EXERCISE DIRECTIONS: Search the data for the word "diagram". Reproduce every line where it is found.

===== SOURCE DATA =====

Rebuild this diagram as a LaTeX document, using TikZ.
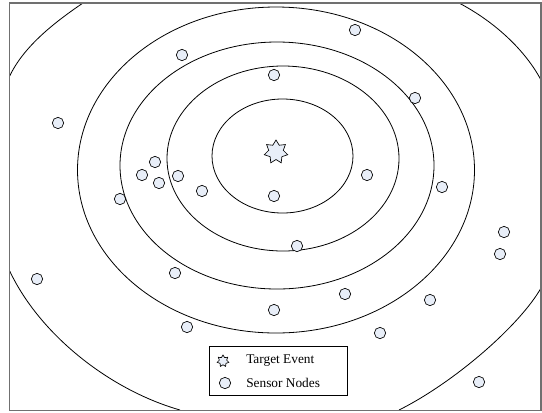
\documentclass[tikz,border=0pt]{standalone}
\usepackage{fontspec}
\setmainfont{Liberation Serif}
\usepackage{tikz}
\usetikzlibrary{shapes.geometric, positioning}
\definecolor{sensorfill}{RGB}{232,238,248}
\definecolor{framegray}{RGB}{112,112,112}
\tikzset{
    sensor/.style={circle, draw=black, fill=sensorfill, line width=0.5pt,
                   minimum size=8.5pt, inner sep=0pt},
    target/.style={star, star points=7, star point ratio=1.6, draw=black,
                   fill=sensorfill, line width=0.5pt, minimum size=18pt, inner sep=0pt},
    rangeline/.style={draw=black, line width=0.6pt},
    legendtext/.style={anchor=west, inner sep=0pt, font=\normalsize}
}

\begin{document}
\begin{tikzpicture}[x=0.75pt, y=-0.75pt]
    \useasboundingbox (0,0) rectangle (542,412);

    % Outer range (only the corners show inside the frame)
    \draw[rangeline] (83,3) .. controls (55,22) and (24,46) .. (9.7,76);
    \draw[rangeline] (9.7,271) .. controls (40,335) and (110,390) .. (180,410);
    \draw[rangeline] (399,410) .. controls (455,382) and (520,325) .. (541,288);
    \draw[rangeline] (459,3) .. controls (495,22) and (525,50) .. (541,80);

    % Ranges
    \draw[rangeline] (282.5,156) ellipse [x radius=70.5, y radius=57];
    \draw[rangeline] (283,158.5) ellipse [x radius=116, y radius=92.5];
    \draw[rangeline] (277,165.5) ellipse [x radius=157, y radius=123.5];
    \draw[rangeline] (276,170) ellipse [x radius=198.5, y radius=163];

    % Frame
    \draw[framegray, line width=0.8pt] (9.5,3) rectangle (541,410.5);

    % Target
    \node[target] (target) at (276,152) {};

    % Sensors
    \node[sensor] (s1) at (182,55) {};
    \node[sensor] (s2) at (355,30) {};
    \node[sensor] (s3) at (274,75) {};
    \node[sensor] (s4) at (415,98) {};
    \node[sensor] (s5) at (58,123) {};
    \node[sensor] (s6) at (155,162) {};
    \node[sensor] (s7) at (142,175) {};
    \node[sensor] (s8) at (159,183) {};
    \node[sensor] (s9) at (178,176) {};
    \node[sensor] (s10) at (202,191) {};
    \node[sensor] (s11) at (120,199) {};
    \node[sensor] (s12) at (274,196) {};
    \node[sensor] (s13) at (367,175) {};
    \node[sensor] (s14) at (442,187) {};
    \node[sensor] (s15) at (297,246) {};
    \node[sensor] (s16) at (504,232) {};
    \node[sensor] (s17) at (500,254) {};
    \node[sensor] (s18) at (37,279) {};
    \node[sensor] (s19) at (175,273) {};
    \node[sensor] (s20) at (345,294) {};
    \node[sensor] (s21) at (430,300) {};
    \node[sensor] (s22) at (274,310) {};
    \node[sensor] (s23) at (187,327) {};
    \node[sensor] (s24) at (380,333) {};
    \node[sensor] (s25) at (479,382) {};

    % Legend
    \node[draw=black, fill=white, line width=0.6pt, minimum width=103.5pt,
          minimum height=36.75pt, inner sep=0pt] (legend) at (278,370.5) {};
    \node[target, minimum size=9pt] (legstar) at (223,361) {};
    \node[sensor] (legsensor) at (225,383) {};
    \node[legendtext] (legstartext) at (246,361) {Target Event};
    \node[legendtext] (legsensortext) at (246,383) {Sensor Nodes};
\end{tikzpicture}
\end{document}
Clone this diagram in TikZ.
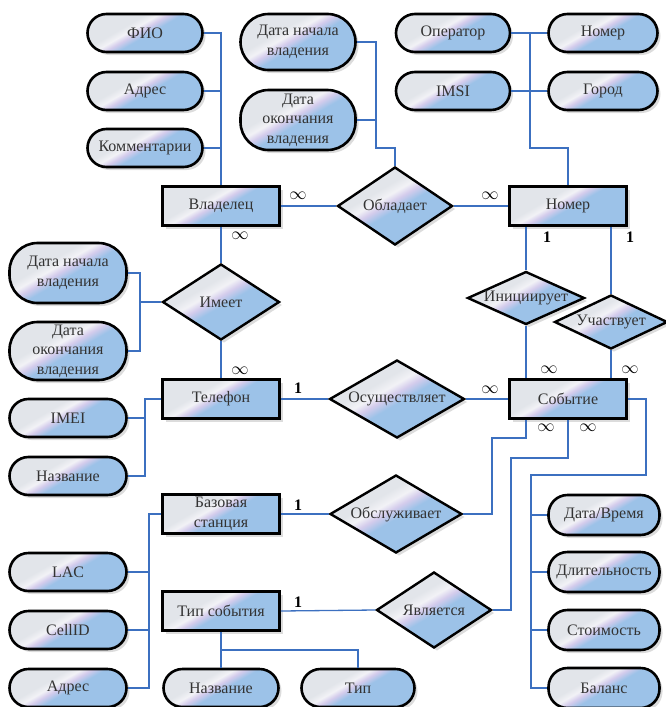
\documentclass[tikz,border=0pt]{standalone}
\usepackage{fontspec}
\setmainfont{Liberation Serif}
\newfontfamily\erfont{Liberation Serif}
\usetikzlibrary{shapes.geometric,shadows}
\definecolor{erblue}{RGB}{156,194,232}
\definecolor{ergrey}{RGB}{226,229,234}
\definecolor{erlav}{RGB}{212,204,236}
\definecolor{erwhite}{RGB}{242,242,246}
\definecolor{erline}{RGB}{60,112,192}
\pgfdeclareverticalshading{erfill}{100bp}{color(0bp)=(erblue); color(48bp)=(erblue); color(53bp)=(erlav); color(57bp)=(erwhite); color(62bp)=(ergrey); color(100bp)=(ergrey)}
\tikzset{
  erbase/.style={draw=black, line width=2.6pt, shading=erfill, shading angle=30,
    drop shadow={shadow xshift=3pt, shadow yshift=-3pt, fill=black!30, opacity=0.45},
    font=\erfont\fontsize{16}{19.5}\selectfont, text=black!80, align=center, inner sep=0pt},
  entity/.style={erbase, rectangle, minimum width=117pt, minimum height=39pt},
  attr/.style={erbase, rectangle, rounded corners=19pt, minimum width=115pt, minimum height=38pt},
  attrbig/.style={erbase, rectangle, rounded corners=28pt, minimum width=117pt, minimum height=58pt},
  rel/.style={erbase, diamond, line width=2.4pt},
  conn/.style={draw=erline, line width=1.3pt},
  card/.style={font=\erfont\fontsize{16}{16}\selectfont, inner sep=0pt},
}
\begin{document}
\begin{tikzpicture}[x=1pt,y=-1pt]
\useasboundingbox (0,0) rectangle (666,707);

% ---------- entities
\node[entity] (vlad) at (221,206) {Владелец};
\node[entity] (nomer) at (568,206) {Номер};
\node[entity] (tel) at (221,399) {Телефон};
\node[entity] (sob) at (568,399) {Событие};
\node[entity] (bs) at (221,514) {Базовая\\станция};
\node[entity] (tip) at (221,611) {Тип события};

% ---------- relationships
\node[rel, minimum width=115pt, minimum height=78pt] (obl) at (395,206) {\makebox[0pt]{Обладает}};
\node[rel, minimum width=117pt, minimum height=76pt] (imeet) at (221,302) {\makebox[0pt]{Имеет}};
\node[rel, minimum width=117pt, minimum height=53pt] (init) at (526,298) {\makebox[0pt]{Инициирует}};
\node[rel, minimum width=113pt, minimum height=54pt] (uch) at (611,322) {\makebox[0pt]{Участвует}};
\node[rel, minimum width=135pt, minimum height=78pt] (osush) at (397,399) {\makebox[0pt]{Осуществляет}};
\node[rel, minimum width=132pt, minimum height=78pt] (obsl) at (396,514) {\makebox[0pt]{Обслуживает}};
\node[rel, minimum width=115pt, minimum height=76pt] (yavl) at (434,610) {\makebox[0pt]{Является}};

% ---------- attributes
\node[attr] (afio) at (145,33) {ФИО};
\node[attr] (aadr) at (145,91) {Адрес};
\node[attr] (akom) at (145,148) {Комментарии};
\node[attrbig, minimum width=115pt, minimum height=56pt] (adn1) at (298,42) {Дата начала\\владения};
\node[attrbig, minimum width=115pt, minimum height=60pt] (ado1) at (298,120) {Дата\\окончания\\владения};
\node[attr, minimum width=114pt] (aoper) at (453,33) {Оператор};
\node[attr, minimum width=109pt] (anom) at (603,33) {Номер};
\node[attr, minimum width=114pt] (aimsi) at (453,91) {IMSI};
\node[attr, minimum width=109pt] (agor) at (603,91) {Город};
\node[attrbig, minimum height=60pt] (adn2) at (68,273) {Дата начала\\владения};
\node[attrbig, minimum height=58pt] (ado2) at (68,351) {Дата\\окончания\\владения};
\node[attr, minimum width=117pt] (aimei) at (68,418) {IMEI};
\node[attr, minimum width=117pt] (anazv) at (68,476) {Название};
\node[attr, minimum width=117pt] (alac) at (68,572) {LAC};
\node[attr, minimum width=117pt] (acell) at (68,630) {CellID};
\node[attr, minimum width=117pt] (aadr2) at (68,688) {Адрес};
\node[attr] (anazv2) at (221,688) {Название};
\node[attr, minimum width=113pt] (atip) at (358,688) {Тип};
\node[attr, minimum width=111pt, minimum height=40pt] (adt) at (604,515) {Дата/Время};
\node[attr, minimum width=111pt, minimum height=40pt] (adl) at (604,572) {Длительность};
\node[attr, minimum width=111pt, minimum height=40pt] (ast) at (604,630) {Стоимость};
\node[attr, minimum width=111pt, minimum height=40pt] (abal) at (604,688) {Баланс};

% ---------- junction coordinates
\coordinate (j1) at (376,148);
\coordinate (j2) at (530,148);
\coordinate (j3) at (140,302);
\coordinate (j4) at (145,0);
\coordinate (k1) at (492,438);
\coordinate (k2) at (511,458);
\coordinate (k3) at (646,475);
\coordinate (k4) at (531,0);
\coordinate (k5) at (149,0);
\coordinate (k6) at (0,650);

% ---------- connectors
\draw[conn] (afio.east) -| (vlad.north);
\draw[conn] (aadr.east) -- (aadr.east -| vlad.north);
\draw[conn] (akom.east) -- (akom.east -| vlad.north);

\draw[conn] (adn1.east) -| (j1) -| (obl.north);
\draw[conn] (ado1.east) -- (ado1.east -| j1);

\draw[conn] (aoper.east) -- (anom.west);
\draw[conn] (aimsi.east) -- (agor.west);
\draw[conn] (aoper.east -| j2) -- (j2) -| (nomer.north);

\draw[conn] (vlad.east) -- (obl.west);
\draw[conn] (obl.east) -- (nomer.west);
\draw[conn] (vlad.south) -- (imeet.north);
\draw[conn] (imeet.south) -- (tel.north);

\draw[conn] (adn2.east) -| (j3 |- ado2.east) -- (ado2.east);
\draw[conn] (j3) -- (imeet.west);

\draw[conn] (tel.west) -| (j4 |- anazv.east) -- (anazv.east);
\draw[conn] (aimei.east) -- (aimei.east -| j4);

\draw[conn] (tel.east) -- (osush.west);
\draw[conn] (osush.east) -- (sob.west);

\draw[conn] (init.north |- nomer.south) -- (init.north);
\draw[conn] (init.south) -- (init.south |- sob.north);
\draw[conn] (uch.north |- nomer.south) -- (uch.north);
\draw[conn] (uch.south) -- (uch.south |- sob.north);

\draw[conn] (init.south |- sob.south) |- (k1) |- (obsl.east);
\draw[conn] (sob.south) |- (k2) |- (yavl.east);
\draw[conn] (sob.east) -| (k3) -| (abal.west -| k4) -- (abal.west);
\draw[conn] (adt.west) -- (adt.west -| k4);
\draw[conn] (adl.west) -- (adl.west -| k4);
\draw[conn] (ast.west) -- (ast.west -| k4);

\draw[conn] (bs.west) -| (k5 |- aadr2.east) -- (aadr2.east);
\draw[conn] (alac.east) -- (alac.east -| k5);
\draw[conn] (acell.east) -- (acell.east -| k5);

\draw[conn] (bs.east) -- (obsl.west);
\draw[conn] (tip.east) -- (yavl.west);

\draw[conn] (tip.south) -- (anazv2.north);
\draw[conn] (tip.south |- k6) -| (atip.north);

% ---------- cardinalities
\node[card] (c1) at (298,196) {$\infty$};
\node[card] (c2) at (490,196) {$\infty$};
\node[card] (c3) at (240,236) {$\infty$};
\node[card] (c4) at (240,371) {$\infty$};
\node[card] (c5) at (490,390) {$\infty$};
\node[card] (c6) at (549,370) {$\infty$};
\node[card] (c7) at (630,370) {$\infty$};
\node[card] (c8) at (546,428) {$\infty$};
\node[card] (c9) at (588,428) {$\infty$};
\node[card] (d1) at (298,388) {\textbf{1}};
\node[card] (d2) at (298,505) {\textbf{1}};
\node[card] (d3) at (298,602) {\textbf{1}};
\node[card] (d4) at (547,237) {\textbf{1}};
\node[card] (d5) at (630,237) {\textbf{1}};
\end{tikzpicture}
\end{document}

=====

ANSWER:
Rebuild this diagram as a LaTeX document, using TikZ.
Clone this diagram in TikZ.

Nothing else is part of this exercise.